DJLServing has WorkLoadManager, which is responsible for managing the workload of the worker thread. It manages the thread pools and job queues, and scales up or down the required amount of worker threads per ML model. It has auto scaling, which adds an inference job to the job queue of the next free worker and scales up the worker thread pool for that specific model if necessary. The scaling is primarily based on the job queue depth of the model, the batch size, and the current number of worker threads in the pool. The job_queue_size controls the number of inference jobs that can be queued up at any point in time. By default, it is set to 100. If you have higher concurrency needs per model serving instance, you can increase the job_queue_size, thread pool size, and minimum or maximum thread workers for a particular model by setting the properties in serving.properties, as shown in the following example code:

serving.properties
# use minWorkers/maxWorkers for all devices
gpu.minWorkers=2
gpu.maxWorkers=3
cpu.minWorkers=2
cpu.maxWorkers=4

As of this writing, you can’t configure job_queue_size in serving.properties. The default value job_queue_size is controlled by an environment variable, and you can only configure the per-model setting with the registerModel API.

Many practitioners tend to run inference sequentially when the server is invoked with multiple independent requests. Although easier to set up, it’s usually not the best practice to utilize GPU’s compute power.

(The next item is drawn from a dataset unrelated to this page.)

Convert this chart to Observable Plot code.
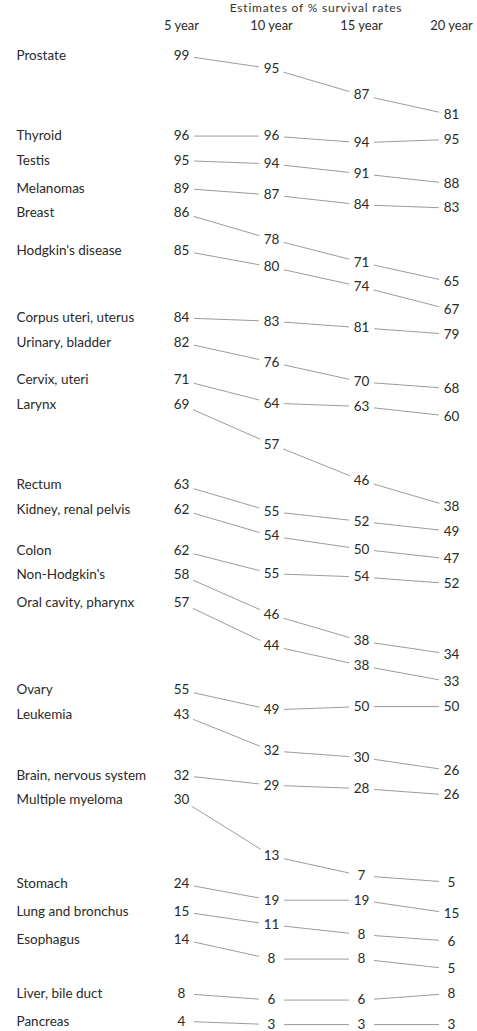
<!DOCTYPE html>
<html><head><meta charset="utf-8">
<script src="https://cdn.jsdelivr.net/npm/d3@7"></script>
<script src="https://cdn.jsdelivr.net/npm/@observablehq/plot@0.6"></script>
<style>
body{margin:0;background:#fff;font-family:Lato,"Open Sans",sans-serif;}
#wrap{position:relative;width:477px;height:1031px;overflow:hidden;background:#fff}
#chart{position:absolute;top:0;left:0}
#title{position:absolute;top:1px;left:186px;width:260px;text-align:center;font-size:12px;line-height:13px;letter-spacing:0.8px;color:#333;z-index:2}
</style></head>
<body><div id="wrap"><div id="chart"></div><div id="title">Estimates of % survival rates</div></div>
<script>
const years = ["5 year", "10 year", "15 year", "20 year"];
const sites = ["Prostate", "Thyroid", "Testis", "Melanomas", "Breast", "Hodgkin's disease",
  "Corpus uteri, uterus", "Urinary, bladder", "Cervix, uteri", "Larynx", "Rectum",
  "Kidney, renal pelvis", "Colon", "Non-Hodgkin's", "Oral cavity, pharynx", "Ovary",
  "Leukemia", "Brain, nervous system", "Multiple myeloma", "Stomach", "Lung and bronchus",
  "Esophagus", "Liver, bile duct", "Pancreas"];
const year5  = [99, 96, 95, 89, 86, 85, 84, 82, 71, 69, 63, 62, 62, 58, 57, 55, 43, 32, 30, 24, 15, 14, 8, 4];
const year10 = [95, 96, 94, 87, 78, 80, 83, 76, 64, 57, 55, 54, 55, 46, 44, 49, 32, 29, 13, 19, 11, 8, 6, 3];
const year15 = [87, 94, 91, 84, 71, 74, 81, 70, 63, 46, 52, 50, 54, 38, 38, 50, 30, 28, 7, 19, 8, 8, 6, 3];
const year20 = [81, 95, 88, 83, 65, 67, 79, 68, 60, 38, 49, 47, 52, 34, 33, 50, 26, 26, 5, 15, 6, 5, 8, 3];

// layout: each row is pushed down so it keeps a minimum gap (in % units) below earlier rows
const GAP = 7.42, K = 3.3, TOP = 55;
const series = [year5, year10, year15, year20];
const floor = [Infinity, Infinity, Infinity, Infinity];
const rows = sites.map((site, i) => {
  const vals = series.map(s => s[i]);
  let shift = 0;
  if (i > 0) shift = d3.max(vals, (v, j) => v - floor[j]) + GAP;
  const pos = vals.map(v => v - shift);
  pos.forEach((p, j) => floor[j] = Math.min(floor[j], p));
  return {site, vals, pos};
});
const points = rows.flatMap(r => r.vals.map((v, j) => ({site: r.site, year: years[j], value: v, pos: r.pos[j]})));
const segments = rows.flatMap(r => [0, 1, 2].map(j => ({x1: years[j], x2: years[j + 1], y1: r.pos[j], y2: r.pos[j + 1]})));
const yMax = d3.max(points, d => d.pos), yMin = d3.min(points, d => d.pos);

const chart = Plot.plot({
  width: 477, height: 1031,
  marginTop: 32, marginLeft: 16, marginRight: 0, marginBottom: 0,
  style: {fontFamily: "Lato, 'Open Sans', sans-serif", fontSize: "13.5px", color: "#2a2a2a", background: "#fff"},
  x: {type: "point", domain: years, range: [180, 452], padding: 0},
  y: {domain: [yMax, yMin], range: [TOP, TOP + K * (yMax - yMin)], axis: null},
  marks: [
    Plot.axisX({anchor: "top", tickSize: 0, tickPadding: 3, label: null, fontSize: 13}),
    Plot.arrow(segments, {x1: "x1", y1: "y1", x2: "x2", y2: "y2", headLength: 0, inset: 13, stroke: "#909090", strokeWidth: 0.9}),
    Plot.text(points, {x: "year", y: "pos", text: d => String(d.value), fill: "#2a2a2a"}),
    Plot.text(rows, {frameAnchor: "left", y: d => d.pos[0], text: "site", textAnchor: "start", fill: "#2a2a2a"})
  ]
});
document.getElementById("chart").appendChild(chart);
</script>
</body></html>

To address this, DJLServing offers the built-in optimizations of dynamic batching to combine these independent inference requests on the server side to form a larger batch dynamically to increase throughput.

All the requests reach the dynamic batcher first before entering the actual job queues to wait for inference. You can set your preferred batch sizes for dynamic batching using the batch_size settings in serving.properties. You can also configure max_batch_delay to specify the maximum delay time in the batcher to wait for other requests to join the batch based on your latency requirements.

You can fine-tune the following parameters to increase the throughput per model:

• batch_size – The inference batch size. The default value is 1.
• max_batch_delay – The maximum delay for batch aggregation. The default value is 100 milliseconds.
• max_idle_time – The maximum idle time before the worker thread is scaled down.
• min_worker – The minimum number of worker processes. For the DJL’s DeepSpeed engine, min_worker is set to number of GPUs/TENSOR_PARALLEL_DEGREE.
• max_worker – The maximum number of worker processes. For the DJL’s DeepSpeed engine, max_worker is set to mumber of GPUs/TENSOR_PARALLEL_DEGREE.

### Tune degree of tensor parallelism

For large model support that doesn’t fit in the single accelerator device memory, the number of Python processes are determined by the total number of accelerator devices on the host. The tensor_parallel_degree is created for slicing the model and distribute to multiple accelerator devices. In this case, even if a model is too large to host on a single accelerator, it can still be handled by DJLServing and can run on multiple accelerator devices by partitioning the model. Internally, DJLServing creates multiple MPI processes (equal to tensor_parallel_degree) to manage the slice of each model on each accelerator device.

You can set the number of partitions for your model by setting the TENSOR_PARALLEL_DEGREE environment variable. Please note this configuration is a global setting and applies to all the models on the host. If the TENSOR_PARALLEL_DEGREE is less than the total number of accelerator devices (GPUs), DJLServing launches multiple Python process groups equivalent to the total number of GPUs/TENSOR_PARALLEL_DEGREE. Each Python process group consists of Python processes equivalent to TENSOR_PARALLEL_DEGREE. Each Python process group holds the full copy of the model.

## Summary

In this post, we showcased the newly launched SageMaker capability to allow you to configure inference instance EBS volumes, model downloading timeout, and container startup timeout. We demonstrated this new capability in an example of deploying a large model in SageMaker. We also covered options available to tune the performance of the DJL. For more details about SageMaker and the new capability launched, refer to [!Link] and [!Link].